## WHAT YOU NEED TO DO
What follows is a listing; give it again exactly, in its entirety.

* Begin DATA EXCERPT *

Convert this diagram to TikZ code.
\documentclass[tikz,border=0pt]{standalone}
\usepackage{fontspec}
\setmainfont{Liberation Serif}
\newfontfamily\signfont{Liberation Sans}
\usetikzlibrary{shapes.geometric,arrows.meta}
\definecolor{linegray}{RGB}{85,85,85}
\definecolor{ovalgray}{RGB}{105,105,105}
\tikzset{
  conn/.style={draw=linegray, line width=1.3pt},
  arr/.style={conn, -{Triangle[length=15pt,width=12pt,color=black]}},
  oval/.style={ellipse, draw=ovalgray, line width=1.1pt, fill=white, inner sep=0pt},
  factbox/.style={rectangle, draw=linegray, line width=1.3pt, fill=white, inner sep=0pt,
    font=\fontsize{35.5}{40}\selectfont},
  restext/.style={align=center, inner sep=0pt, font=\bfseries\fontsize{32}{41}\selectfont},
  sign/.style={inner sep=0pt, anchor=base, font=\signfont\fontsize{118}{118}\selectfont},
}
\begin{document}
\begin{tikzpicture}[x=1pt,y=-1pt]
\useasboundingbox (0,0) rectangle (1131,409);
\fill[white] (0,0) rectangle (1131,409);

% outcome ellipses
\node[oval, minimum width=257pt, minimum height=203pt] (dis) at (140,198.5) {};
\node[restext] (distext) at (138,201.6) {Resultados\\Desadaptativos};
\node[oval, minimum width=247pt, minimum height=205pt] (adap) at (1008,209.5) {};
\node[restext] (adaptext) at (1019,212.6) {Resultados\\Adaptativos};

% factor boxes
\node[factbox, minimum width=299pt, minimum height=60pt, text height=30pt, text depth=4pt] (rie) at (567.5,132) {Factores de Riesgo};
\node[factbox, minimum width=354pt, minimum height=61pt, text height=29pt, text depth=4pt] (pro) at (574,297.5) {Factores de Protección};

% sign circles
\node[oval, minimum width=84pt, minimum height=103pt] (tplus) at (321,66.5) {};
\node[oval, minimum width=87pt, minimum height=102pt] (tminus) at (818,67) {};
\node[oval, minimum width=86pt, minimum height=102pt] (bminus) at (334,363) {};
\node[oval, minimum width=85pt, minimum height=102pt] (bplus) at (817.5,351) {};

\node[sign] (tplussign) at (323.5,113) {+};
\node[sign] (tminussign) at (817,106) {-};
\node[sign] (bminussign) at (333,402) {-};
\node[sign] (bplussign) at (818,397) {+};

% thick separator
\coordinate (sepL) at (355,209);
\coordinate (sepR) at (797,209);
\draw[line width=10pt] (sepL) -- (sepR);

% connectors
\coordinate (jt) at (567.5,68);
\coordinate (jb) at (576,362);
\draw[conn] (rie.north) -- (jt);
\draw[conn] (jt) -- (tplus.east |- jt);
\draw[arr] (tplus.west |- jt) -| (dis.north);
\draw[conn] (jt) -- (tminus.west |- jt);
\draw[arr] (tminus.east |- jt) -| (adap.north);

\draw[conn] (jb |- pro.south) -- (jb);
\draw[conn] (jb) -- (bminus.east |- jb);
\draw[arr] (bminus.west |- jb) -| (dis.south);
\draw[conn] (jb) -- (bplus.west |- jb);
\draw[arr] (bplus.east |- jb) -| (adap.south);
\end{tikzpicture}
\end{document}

* End DATA EXCERPT *

## SOLUTION TO THIS EXERCISE
Convert this diagram to TikZ code.
\documentclass[tikz,border=0pt]{standalone}
\usepackage{fontspec}
\setmainfont{Liberation Serif}
\newfontfamily\signfont{Liberation Sans}
\usetikzlibrary{shapes.geometric,arrows.meta}
\definecolor{linegray}{RGB}{85,85,85}
\definecolor{ovalgray}{RGB}{105,105,105}
\tikzset{
  conn/.style={draw=linegray, line width=1.3pt},
  arr/.style={conn, -{Triangle[length=15pt,width=12pt,color=black]}},
  oval/.style={ellipse, draw=ovalgray, line width=1.1pt, fill=white, inner sep=0pt},
  factbox/.style={rectangle, draw=linegray, line width=1.3pt, fill=white, inner sep=0pt,
    font=\fontsize{35.5}{40}\selectfont},
  restext/.style={align=center, inner sep=0pt, font=\bfseries\fontsize{32}{41}\selectfont},
  sign/.style={inner sep=0pt, anchor=base, font=\signfont\fontsize{118}{118}\selectfont},
}
\begin{document}
\begin{tikzpicture}[x=1pt,y=-1pt]
\useasboundingbox (0,0) rectangle (1131,409);
\fill[white] (0,0) rectangle (1131,409);

% outcome ellipses
\node[oval, minimum width=257pt, minimum height=203pt] (dis) at (140,198.5) {};
\node[restext] (distext) at (138,201.6) {Resultados\\Desadaptativos};
\node[oval, minimum width=247pt, minimum height=205pt] (adap) at (1008,209.5) {};
\node[restext] (adaptext) at (1019,212.6) {Resultados\\Adaptativos};

% factor boxes
\node[factbox, minimum width=299pt, minimum height=60pt, text height=30pt, text depth=4pt] (rie) at (567.5,132) {Factores de Riesgo};
\node[factbox, minimum width=354pt, minimum height=61pt, text height=29pt, text depth=4pt] (pro) at (574,297.5) {Factores de Protección};

% sign circles
\node[oval, minimum width=84pt, minimum height=103pt] (tplus) at (321,66.5) {};
\node[oval, minimum width=87pt, minimum height=102pt] (tminus) at (818,67) {};
\node[oval, minimum width=86pt, minimum height=102pt] (bminus) at (334,363) {};
\node[oval, minimum width=85pt, minimum height=102pt] (bplus) at (817.5,351) {};

\node[sign] (tplussign) at (323.5,113) {+};
\node[sign] (tminussign) at (817,106) {-};
\node[sign] (bminussign) at (333,402) {-};
\node[sign] (bplussign) at (818,397) {+};

% thick separator
\coordinate (sepL) at (355,209);
\coordinate (sepR) at (797,209);
\draw[line width=10pt] (sepL) -- (sepR);

% connectors
\coordinate (jt) at (567.5,68);
\coordinate (jb) at (576,362);
\draw[conn] (rie.north) -- (jt);
\draw[conn] (jt) -- (tplus.east |- jt);
\draw[arr] (tplus.west |- jt) -| (dis.north);
\draw[conn] (jt) -- (tminus.west |- jt);
\draw[arr] (tminus.east |- jt) -| (adap.north);

\draw[conn] (jb |- pro.south) -- (jb);
\draw[conn] (jb) -- (bminus.east |- jb);
\draw[arr] (bminus.west |- jb) -| (dis.south);
\draw[conn] (jb) -- (bplus.west |- jb);
\draw[arr] (bplus.east |- jb) -| (adap.south);
\end{tikzpicture}
\end{document}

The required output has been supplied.